[Start of Listed records]
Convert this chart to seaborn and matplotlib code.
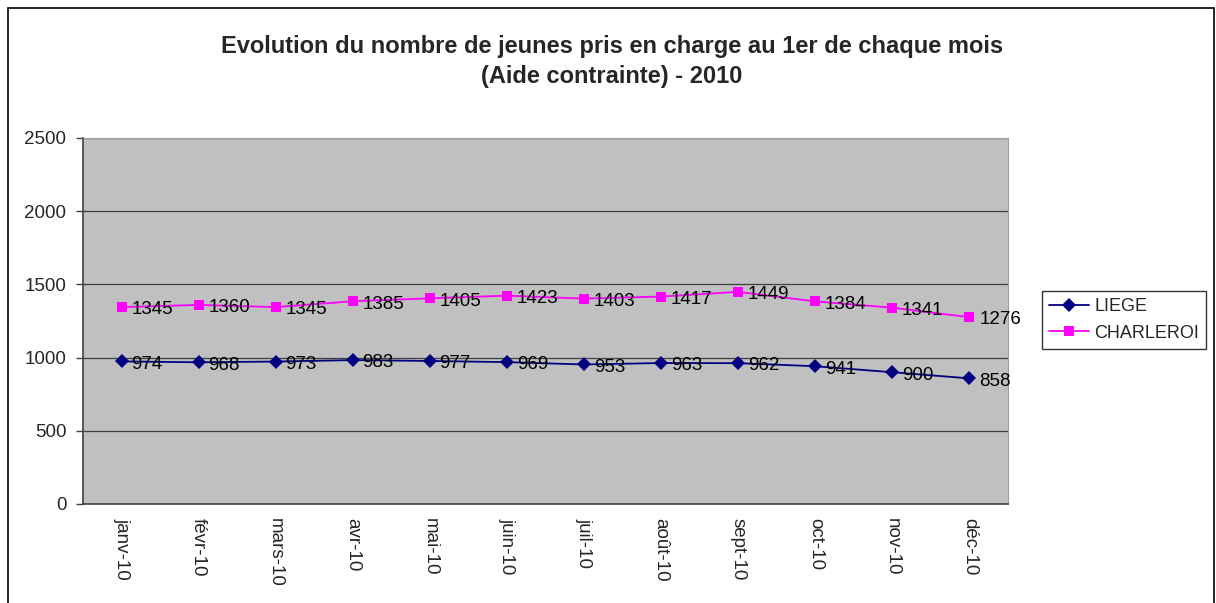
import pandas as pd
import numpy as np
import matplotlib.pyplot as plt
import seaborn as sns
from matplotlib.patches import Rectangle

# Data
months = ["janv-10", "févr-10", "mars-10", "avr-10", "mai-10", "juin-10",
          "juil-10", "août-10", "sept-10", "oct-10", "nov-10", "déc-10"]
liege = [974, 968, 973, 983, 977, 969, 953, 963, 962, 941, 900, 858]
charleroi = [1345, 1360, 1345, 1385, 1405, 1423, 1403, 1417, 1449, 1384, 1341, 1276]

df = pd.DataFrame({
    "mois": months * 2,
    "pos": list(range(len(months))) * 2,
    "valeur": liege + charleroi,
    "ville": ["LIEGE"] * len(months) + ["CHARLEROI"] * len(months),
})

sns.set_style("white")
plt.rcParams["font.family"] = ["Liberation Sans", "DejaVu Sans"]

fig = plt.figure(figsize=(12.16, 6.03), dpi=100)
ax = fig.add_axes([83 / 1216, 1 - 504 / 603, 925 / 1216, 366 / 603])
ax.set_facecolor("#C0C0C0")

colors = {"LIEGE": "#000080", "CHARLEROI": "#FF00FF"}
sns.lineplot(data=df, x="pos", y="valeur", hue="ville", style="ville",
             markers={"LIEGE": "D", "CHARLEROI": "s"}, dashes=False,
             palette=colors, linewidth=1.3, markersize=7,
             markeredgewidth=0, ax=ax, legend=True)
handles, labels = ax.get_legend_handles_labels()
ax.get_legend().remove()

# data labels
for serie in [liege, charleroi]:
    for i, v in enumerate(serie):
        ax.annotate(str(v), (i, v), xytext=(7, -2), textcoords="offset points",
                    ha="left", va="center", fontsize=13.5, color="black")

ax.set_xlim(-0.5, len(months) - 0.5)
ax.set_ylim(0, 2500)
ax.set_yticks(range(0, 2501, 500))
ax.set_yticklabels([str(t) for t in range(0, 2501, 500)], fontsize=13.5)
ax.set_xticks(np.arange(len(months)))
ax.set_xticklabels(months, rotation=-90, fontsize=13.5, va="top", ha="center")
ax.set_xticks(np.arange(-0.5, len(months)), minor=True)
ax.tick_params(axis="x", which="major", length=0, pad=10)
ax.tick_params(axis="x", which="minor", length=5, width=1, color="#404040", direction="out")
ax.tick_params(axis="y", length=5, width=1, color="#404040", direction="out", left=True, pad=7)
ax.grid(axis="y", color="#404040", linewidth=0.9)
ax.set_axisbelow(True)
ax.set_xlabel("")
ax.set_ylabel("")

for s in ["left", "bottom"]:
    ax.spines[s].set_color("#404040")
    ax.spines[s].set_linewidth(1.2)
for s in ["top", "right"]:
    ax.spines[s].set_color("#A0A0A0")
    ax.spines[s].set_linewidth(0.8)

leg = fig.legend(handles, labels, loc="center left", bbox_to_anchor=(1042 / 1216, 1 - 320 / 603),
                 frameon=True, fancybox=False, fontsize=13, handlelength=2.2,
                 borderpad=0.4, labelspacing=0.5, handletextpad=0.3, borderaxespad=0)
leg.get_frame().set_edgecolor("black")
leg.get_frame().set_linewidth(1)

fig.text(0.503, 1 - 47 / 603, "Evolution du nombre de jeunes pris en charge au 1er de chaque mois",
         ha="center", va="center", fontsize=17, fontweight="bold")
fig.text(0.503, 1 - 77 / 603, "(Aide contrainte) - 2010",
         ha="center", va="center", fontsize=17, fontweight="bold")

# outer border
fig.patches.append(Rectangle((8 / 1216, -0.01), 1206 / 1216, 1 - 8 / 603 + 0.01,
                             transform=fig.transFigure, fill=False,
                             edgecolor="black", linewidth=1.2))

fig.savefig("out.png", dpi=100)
[End of Listed records]
[Start of Listed records]
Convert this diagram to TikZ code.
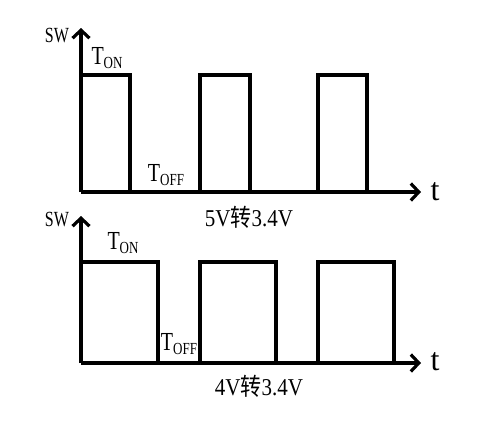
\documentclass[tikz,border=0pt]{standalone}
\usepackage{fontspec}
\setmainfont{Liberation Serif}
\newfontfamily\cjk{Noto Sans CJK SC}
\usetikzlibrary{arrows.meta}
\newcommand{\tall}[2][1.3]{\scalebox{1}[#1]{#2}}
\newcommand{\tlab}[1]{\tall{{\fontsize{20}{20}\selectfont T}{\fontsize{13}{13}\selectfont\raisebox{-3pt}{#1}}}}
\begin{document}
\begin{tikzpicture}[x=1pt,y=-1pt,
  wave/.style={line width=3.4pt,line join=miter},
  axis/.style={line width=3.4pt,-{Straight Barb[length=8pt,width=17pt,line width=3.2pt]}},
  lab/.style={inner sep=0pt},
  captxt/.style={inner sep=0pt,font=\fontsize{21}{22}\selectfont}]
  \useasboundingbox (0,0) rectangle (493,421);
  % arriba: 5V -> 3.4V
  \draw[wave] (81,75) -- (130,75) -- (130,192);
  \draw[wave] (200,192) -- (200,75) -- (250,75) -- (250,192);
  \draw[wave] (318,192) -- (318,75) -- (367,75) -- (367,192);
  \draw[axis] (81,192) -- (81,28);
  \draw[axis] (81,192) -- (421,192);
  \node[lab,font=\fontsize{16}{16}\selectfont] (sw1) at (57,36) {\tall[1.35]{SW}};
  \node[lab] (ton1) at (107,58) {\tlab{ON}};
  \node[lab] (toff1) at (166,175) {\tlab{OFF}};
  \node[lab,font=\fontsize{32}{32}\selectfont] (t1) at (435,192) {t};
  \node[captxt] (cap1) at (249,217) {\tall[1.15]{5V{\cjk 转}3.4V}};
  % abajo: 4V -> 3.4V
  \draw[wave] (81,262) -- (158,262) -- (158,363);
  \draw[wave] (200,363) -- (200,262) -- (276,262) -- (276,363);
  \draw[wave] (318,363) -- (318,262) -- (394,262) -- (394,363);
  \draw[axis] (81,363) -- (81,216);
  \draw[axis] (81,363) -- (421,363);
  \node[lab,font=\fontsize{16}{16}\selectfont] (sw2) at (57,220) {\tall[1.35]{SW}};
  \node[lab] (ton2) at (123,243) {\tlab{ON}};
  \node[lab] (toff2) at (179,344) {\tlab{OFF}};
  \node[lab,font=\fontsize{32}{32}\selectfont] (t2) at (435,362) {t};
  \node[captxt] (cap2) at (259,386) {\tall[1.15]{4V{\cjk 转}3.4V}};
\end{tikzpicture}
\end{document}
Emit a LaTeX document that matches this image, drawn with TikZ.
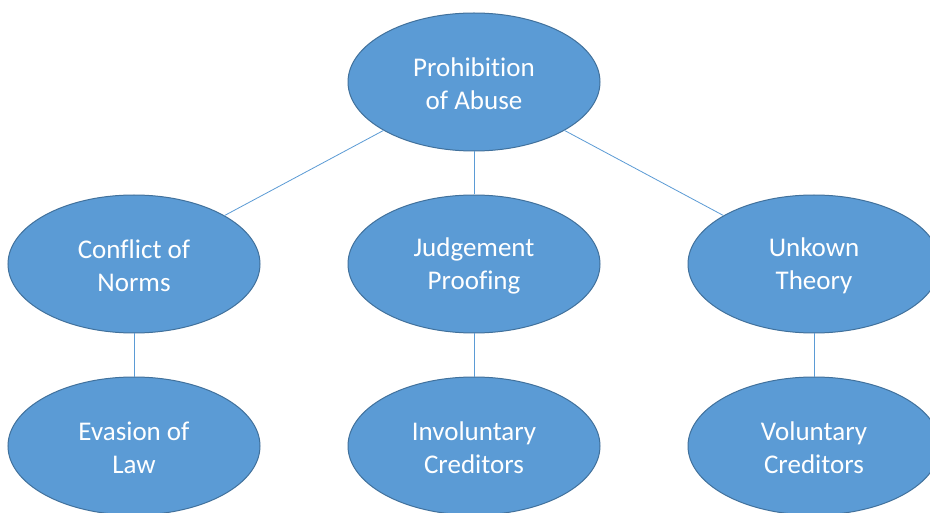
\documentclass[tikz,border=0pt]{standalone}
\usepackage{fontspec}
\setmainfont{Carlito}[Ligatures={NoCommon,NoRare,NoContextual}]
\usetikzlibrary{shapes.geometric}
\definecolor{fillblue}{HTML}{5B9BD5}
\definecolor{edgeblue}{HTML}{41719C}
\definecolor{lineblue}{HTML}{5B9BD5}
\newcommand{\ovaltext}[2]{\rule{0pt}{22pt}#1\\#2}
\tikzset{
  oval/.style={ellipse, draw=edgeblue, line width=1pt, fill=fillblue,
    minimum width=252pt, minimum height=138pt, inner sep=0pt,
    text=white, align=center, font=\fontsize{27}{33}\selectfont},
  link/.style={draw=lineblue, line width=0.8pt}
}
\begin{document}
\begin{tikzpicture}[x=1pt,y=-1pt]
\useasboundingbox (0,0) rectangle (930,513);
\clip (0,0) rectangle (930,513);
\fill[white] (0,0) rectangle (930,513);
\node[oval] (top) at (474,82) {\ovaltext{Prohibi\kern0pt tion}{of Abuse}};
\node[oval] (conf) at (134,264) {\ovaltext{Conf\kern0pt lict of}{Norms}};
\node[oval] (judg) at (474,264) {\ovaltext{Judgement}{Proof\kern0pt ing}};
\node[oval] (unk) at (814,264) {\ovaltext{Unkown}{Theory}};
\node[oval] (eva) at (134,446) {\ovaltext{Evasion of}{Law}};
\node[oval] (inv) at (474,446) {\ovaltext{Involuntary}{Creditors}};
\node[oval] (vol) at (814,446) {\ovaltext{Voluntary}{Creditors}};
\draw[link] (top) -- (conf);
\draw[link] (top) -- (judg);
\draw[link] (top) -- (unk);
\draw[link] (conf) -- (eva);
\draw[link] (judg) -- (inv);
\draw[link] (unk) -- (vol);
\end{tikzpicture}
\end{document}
[End of Listed records]
[Start of Listed records]
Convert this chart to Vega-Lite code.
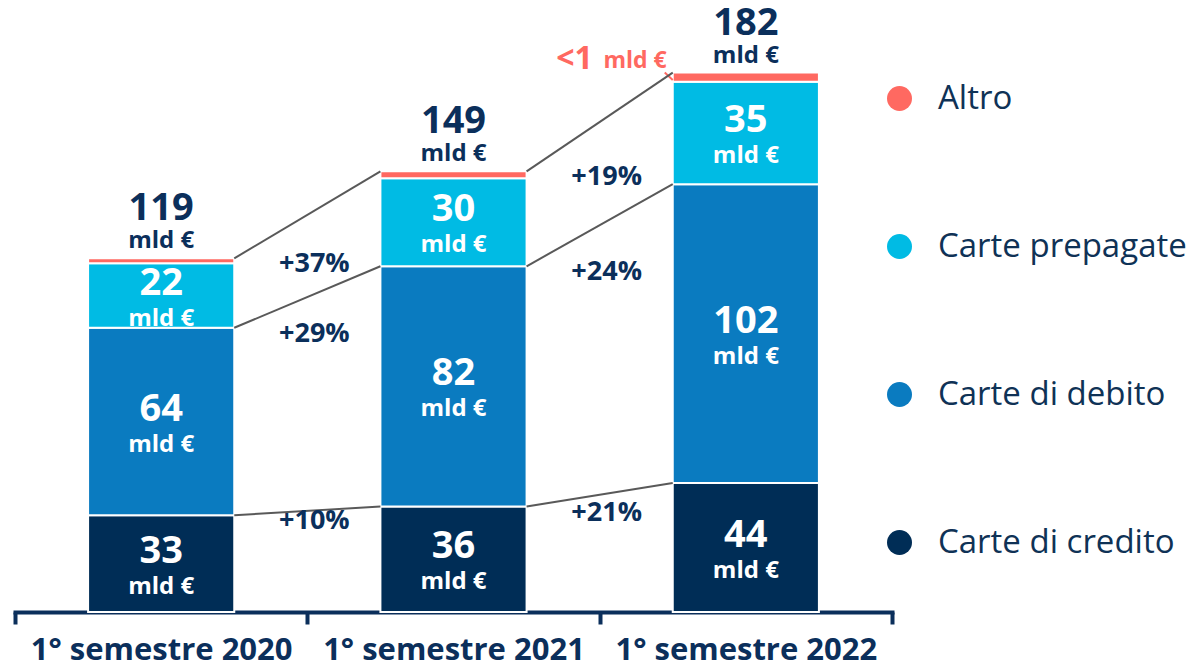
[End of Listed records]
Short task
Only the lines from the one with "Convert this chart to seaborn" through the one with "from matplotlib.patches import Rectangle", both included, go in the copy, exactly as written. Leave the pictures behind.

Worked answer
Convert this chart to seaborn and matplotlib code.
import pandas as pd
import numpy as np
import matplotlib.pyplot as plt
import seaborn as sns
from matplotlib.patches import Rectangle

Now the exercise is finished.